WHAT YOU ARE ASKED TO DO: Below are some records. Retype exactly the lines from the one containing "Convert this chart to matplotlib code." through the one containing "plt.rcParams['font.family'] = ['Liberation", both included, skipping every picture.

EXERCISE INPUT:
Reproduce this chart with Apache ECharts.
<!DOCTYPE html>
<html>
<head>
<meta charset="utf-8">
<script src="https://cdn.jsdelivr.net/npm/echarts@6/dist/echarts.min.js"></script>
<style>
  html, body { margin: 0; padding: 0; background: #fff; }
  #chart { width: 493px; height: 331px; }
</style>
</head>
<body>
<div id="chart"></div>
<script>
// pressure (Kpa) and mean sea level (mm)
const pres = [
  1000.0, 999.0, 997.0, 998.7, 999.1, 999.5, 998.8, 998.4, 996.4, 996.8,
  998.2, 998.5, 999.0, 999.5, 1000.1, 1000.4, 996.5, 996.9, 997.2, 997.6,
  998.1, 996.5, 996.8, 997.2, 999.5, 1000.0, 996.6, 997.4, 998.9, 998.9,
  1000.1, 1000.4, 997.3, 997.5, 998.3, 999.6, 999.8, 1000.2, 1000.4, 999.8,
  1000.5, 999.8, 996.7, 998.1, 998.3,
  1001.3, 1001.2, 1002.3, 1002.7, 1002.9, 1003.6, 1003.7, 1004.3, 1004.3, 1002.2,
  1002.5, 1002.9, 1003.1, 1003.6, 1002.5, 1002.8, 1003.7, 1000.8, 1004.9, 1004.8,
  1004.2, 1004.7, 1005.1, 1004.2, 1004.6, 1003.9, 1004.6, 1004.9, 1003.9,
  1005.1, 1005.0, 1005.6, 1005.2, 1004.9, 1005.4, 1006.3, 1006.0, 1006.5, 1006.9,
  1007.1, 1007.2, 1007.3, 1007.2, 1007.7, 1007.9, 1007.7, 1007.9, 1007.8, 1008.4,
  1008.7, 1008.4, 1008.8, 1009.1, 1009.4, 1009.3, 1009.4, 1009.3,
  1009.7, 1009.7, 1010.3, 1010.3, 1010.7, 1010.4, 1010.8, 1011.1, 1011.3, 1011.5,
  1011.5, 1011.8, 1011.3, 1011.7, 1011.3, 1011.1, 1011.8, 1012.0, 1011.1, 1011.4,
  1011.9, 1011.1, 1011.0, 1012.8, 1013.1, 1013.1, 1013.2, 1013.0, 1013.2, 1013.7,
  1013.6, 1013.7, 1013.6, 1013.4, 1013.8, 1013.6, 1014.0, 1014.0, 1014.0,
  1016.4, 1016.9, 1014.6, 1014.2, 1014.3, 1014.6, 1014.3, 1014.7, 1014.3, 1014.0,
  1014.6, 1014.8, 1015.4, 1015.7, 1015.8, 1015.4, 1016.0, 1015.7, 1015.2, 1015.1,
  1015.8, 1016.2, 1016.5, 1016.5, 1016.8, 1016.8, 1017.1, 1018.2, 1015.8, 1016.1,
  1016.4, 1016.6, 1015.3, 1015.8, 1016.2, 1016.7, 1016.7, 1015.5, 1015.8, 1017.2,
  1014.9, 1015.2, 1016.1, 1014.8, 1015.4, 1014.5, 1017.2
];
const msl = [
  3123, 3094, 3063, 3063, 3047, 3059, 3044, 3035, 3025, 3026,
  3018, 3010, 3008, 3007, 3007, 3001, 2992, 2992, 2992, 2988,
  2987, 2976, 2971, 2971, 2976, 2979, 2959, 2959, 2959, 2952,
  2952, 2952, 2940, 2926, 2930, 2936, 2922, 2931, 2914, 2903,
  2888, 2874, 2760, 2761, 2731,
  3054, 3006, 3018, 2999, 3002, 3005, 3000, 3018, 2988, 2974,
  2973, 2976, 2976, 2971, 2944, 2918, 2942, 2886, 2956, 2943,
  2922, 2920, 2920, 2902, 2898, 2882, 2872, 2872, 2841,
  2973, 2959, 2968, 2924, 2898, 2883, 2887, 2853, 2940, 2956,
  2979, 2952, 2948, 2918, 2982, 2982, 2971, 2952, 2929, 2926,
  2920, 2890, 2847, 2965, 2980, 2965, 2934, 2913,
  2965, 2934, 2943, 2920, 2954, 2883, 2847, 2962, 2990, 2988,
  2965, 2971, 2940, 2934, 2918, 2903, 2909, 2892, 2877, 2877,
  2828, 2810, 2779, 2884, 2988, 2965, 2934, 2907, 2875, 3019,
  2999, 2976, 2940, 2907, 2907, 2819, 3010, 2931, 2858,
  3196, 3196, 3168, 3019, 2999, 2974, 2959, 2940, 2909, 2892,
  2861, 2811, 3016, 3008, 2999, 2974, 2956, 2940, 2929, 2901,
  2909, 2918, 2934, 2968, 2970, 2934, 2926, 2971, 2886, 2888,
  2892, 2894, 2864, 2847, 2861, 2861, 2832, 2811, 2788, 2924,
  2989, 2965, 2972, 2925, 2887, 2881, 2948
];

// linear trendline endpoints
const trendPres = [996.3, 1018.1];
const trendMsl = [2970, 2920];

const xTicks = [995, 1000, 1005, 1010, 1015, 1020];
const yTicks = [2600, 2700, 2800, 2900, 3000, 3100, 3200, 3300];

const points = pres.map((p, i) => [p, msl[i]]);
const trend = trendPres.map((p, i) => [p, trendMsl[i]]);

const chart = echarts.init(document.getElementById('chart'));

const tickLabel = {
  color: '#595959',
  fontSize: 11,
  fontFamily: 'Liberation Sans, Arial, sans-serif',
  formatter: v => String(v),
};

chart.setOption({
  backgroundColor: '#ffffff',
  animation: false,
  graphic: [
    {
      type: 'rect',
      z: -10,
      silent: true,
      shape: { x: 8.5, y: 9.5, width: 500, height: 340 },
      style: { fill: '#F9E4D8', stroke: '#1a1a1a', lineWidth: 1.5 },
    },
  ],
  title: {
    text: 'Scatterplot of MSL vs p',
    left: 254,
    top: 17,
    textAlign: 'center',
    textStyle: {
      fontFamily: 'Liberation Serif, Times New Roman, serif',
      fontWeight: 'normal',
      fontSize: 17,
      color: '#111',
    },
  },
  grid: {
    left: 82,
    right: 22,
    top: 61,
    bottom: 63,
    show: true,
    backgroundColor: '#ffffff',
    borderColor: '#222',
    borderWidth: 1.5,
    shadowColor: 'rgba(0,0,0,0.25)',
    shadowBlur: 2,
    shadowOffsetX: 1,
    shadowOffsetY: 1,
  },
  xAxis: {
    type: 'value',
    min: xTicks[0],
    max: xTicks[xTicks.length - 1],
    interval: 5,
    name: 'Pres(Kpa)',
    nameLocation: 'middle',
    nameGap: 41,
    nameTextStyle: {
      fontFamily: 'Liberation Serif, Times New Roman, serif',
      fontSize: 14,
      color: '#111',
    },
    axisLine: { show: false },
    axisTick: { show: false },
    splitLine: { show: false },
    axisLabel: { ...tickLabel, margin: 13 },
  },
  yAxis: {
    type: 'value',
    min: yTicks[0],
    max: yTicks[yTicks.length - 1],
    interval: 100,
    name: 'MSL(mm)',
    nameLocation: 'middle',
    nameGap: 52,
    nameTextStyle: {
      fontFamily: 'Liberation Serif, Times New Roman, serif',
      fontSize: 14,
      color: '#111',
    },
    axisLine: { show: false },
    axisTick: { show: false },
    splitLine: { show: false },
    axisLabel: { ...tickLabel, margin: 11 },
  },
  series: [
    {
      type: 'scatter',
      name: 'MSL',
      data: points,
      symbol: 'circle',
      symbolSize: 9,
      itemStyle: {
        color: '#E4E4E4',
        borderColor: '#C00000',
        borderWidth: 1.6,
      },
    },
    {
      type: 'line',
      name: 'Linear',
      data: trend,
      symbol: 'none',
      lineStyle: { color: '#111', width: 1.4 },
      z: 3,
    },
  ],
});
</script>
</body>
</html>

* * *

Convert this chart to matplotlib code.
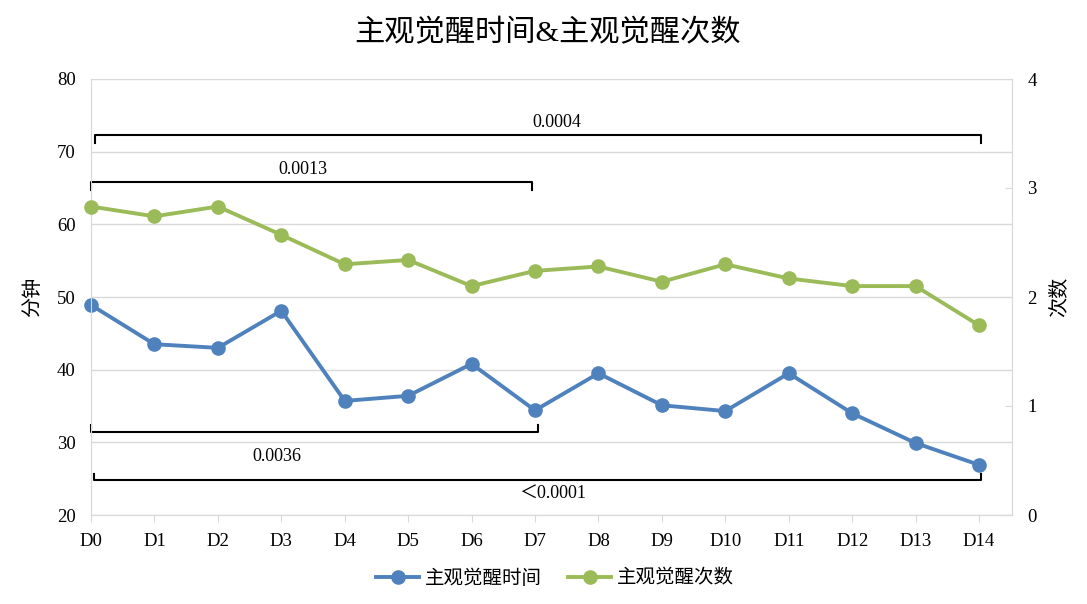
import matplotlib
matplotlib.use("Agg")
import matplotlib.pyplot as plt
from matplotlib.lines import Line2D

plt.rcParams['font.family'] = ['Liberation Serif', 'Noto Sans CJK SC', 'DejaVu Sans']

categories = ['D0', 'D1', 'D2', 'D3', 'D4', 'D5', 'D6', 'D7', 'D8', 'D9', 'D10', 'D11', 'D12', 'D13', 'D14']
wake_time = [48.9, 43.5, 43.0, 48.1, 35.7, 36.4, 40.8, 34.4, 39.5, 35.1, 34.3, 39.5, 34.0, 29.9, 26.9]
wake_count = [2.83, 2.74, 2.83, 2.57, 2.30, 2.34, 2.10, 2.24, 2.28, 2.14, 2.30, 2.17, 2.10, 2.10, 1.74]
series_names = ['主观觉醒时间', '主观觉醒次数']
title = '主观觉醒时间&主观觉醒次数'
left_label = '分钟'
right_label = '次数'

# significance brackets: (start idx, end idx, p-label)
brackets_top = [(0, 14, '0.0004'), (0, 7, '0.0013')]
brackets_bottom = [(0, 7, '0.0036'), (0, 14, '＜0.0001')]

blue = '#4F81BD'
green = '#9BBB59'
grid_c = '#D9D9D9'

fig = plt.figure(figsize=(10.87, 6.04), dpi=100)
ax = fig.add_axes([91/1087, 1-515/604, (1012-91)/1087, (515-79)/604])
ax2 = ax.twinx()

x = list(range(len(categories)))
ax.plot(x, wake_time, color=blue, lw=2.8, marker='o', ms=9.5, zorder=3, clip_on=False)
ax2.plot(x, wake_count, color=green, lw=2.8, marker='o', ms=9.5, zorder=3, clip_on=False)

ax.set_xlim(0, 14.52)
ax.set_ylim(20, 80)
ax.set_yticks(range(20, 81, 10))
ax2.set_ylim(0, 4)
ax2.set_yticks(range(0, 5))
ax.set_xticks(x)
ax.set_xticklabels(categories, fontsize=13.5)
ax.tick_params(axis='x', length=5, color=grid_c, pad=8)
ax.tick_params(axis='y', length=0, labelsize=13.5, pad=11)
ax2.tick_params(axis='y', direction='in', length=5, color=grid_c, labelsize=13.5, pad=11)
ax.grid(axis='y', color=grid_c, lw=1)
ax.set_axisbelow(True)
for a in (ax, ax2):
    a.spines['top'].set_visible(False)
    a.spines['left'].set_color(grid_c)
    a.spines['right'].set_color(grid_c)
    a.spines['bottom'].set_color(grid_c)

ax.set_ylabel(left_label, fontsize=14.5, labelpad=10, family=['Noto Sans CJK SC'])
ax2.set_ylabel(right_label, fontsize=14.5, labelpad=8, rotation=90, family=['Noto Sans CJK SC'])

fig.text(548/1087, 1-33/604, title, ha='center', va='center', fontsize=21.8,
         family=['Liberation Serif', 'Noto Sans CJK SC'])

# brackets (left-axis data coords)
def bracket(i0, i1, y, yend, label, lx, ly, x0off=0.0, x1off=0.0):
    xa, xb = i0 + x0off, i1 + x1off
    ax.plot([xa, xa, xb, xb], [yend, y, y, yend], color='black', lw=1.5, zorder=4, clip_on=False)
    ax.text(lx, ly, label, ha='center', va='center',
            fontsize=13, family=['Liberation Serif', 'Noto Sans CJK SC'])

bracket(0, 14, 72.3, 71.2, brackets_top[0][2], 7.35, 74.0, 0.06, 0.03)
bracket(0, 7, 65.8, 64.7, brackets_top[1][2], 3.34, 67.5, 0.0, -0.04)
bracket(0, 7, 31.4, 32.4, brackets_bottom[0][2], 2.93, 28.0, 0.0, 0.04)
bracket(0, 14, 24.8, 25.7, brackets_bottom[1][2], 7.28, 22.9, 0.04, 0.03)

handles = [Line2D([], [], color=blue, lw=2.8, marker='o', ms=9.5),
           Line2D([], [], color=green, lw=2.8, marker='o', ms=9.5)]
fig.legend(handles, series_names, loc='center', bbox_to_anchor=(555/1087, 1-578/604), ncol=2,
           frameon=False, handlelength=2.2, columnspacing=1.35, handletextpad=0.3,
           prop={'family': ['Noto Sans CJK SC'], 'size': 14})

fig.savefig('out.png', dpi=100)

---

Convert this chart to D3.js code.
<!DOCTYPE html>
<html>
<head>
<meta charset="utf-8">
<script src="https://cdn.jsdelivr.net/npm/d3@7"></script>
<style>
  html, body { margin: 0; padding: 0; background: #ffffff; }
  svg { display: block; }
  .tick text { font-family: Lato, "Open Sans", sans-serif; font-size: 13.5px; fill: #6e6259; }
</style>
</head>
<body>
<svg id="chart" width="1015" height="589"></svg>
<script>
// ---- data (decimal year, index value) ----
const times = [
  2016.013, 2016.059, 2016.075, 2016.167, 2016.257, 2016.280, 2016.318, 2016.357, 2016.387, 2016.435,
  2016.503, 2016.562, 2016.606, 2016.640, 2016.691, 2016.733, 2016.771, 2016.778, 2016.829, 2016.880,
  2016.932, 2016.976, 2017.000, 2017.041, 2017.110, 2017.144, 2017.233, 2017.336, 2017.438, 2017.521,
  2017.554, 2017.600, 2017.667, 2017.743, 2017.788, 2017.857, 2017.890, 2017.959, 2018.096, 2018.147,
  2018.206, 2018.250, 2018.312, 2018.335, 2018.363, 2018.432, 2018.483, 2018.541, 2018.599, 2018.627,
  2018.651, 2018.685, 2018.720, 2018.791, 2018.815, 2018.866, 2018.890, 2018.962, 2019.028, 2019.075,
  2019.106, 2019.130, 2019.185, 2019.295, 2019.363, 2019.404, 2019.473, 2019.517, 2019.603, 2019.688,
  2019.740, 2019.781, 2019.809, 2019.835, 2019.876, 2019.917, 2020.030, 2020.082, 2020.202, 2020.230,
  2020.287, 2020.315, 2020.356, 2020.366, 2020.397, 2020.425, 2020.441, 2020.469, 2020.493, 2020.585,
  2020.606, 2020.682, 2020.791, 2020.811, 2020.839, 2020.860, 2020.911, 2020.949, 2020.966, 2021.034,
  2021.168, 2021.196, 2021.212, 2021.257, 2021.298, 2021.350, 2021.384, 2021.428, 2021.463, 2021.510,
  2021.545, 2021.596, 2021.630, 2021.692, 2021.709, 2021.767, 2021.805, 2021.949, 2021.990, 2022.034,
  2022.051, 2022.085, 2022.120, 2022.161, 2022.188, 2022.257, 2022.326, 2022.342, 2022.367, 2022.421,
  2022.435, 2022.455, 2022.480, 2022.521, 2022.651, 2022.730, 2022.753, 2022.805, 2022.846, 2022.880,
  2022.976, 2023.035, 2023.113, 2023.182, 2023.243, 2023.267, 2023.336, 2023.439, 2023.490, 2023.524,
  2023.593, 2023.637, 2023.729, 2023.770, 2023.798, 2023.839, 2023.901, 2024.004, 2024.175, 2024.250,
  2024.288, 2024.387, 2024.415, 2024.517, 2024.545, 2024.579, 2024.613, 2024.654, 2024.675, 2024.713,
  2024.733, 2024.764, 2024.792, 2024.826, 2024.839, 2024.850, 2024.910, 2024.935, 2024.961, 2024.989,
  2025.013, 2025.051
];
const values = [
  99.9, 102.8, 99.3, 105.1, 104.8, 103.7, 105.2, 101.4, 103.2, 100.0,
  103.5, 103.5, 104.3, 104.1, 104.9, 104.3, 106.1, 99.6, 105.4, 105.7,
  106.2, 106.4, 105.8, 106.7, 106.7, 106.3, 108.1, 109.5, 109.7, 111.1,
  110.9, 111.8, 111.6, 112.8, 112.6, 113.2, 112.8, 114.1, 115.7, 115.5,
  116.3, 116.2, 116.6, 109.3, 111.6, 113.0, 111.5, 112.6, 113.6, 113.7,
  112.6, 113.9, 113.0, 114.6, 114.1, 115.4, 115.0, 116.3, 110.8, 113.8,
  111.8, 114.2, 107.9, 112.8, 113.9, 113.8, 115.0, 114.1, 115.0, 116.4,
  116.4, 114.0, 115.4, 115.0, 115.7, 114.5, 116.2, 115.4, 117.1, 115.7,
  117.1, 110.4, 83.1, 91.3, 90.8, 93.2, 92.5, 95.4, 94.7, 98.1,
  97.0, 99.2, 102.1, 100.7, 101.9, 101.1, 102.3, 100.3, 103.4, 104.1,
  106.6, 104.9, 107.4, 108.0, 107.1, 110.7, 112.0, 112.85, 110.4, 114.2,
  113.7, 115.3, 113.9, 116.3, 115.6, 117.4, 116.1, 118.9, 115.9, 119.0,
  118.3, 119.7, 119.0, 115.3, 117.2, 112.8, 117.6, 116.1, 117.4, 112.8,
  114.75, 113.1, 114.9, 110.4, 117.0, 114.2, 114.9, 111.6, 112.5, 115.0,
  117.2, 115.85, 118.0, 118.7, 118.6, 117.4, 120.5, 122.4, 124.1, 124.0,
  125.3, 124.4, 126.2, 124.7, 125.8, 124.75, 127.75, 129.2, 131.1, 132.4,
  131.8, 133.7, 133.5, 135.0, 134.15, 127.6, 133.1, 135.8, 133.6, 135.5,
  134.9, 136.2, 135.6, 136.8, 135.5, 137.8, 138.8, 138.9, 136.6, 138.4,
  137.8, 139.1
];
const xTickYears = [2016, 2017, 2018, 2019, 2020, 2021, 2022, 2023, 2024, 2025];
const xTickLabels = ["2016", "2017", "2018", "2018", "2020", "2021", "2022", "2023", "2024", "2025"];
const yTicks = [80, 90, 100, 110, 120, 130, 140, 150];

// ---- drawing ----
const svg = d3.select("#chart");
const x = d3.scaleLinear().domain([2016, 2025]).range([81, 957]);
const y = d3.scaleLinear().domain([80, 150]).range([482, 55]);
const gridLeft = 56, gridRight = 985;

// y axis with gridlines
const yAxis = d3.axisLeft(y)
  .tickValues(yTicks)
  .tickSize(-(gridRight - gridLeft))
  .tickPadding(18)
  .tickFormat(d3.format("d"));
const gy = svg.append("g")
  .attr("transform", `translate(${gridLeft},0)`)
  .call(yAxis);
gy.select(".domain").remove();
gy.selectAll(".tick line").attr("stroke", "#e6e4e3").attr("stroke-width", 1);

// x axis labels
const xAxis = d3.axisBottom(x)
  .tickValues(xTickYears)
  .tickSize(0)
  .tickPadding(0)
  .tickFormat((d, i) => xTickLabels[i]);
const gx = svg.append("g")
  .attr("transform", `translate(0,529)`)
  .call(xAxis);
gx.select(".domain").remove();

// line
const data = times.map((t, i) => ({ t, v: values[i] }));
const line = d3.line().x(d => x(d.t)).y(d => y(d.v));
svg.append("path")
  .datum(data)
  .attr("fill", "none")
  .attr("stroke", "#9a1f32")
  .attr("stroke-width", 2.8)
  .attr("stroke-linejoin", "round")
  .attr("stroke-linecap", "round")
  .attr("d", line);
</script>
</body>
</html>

RESULT OF THIS TASK:
Convert this chart to matplotlib code.
import matplotlib
matplotlib.use("Agg")
import matplotlib.pyplot as plt
from matplotlib.lines import Line2D

plt.rcParams['font.family'] = ['Liberation Serif', 'Noto Sans CJK SC', 'DejaVu Sans']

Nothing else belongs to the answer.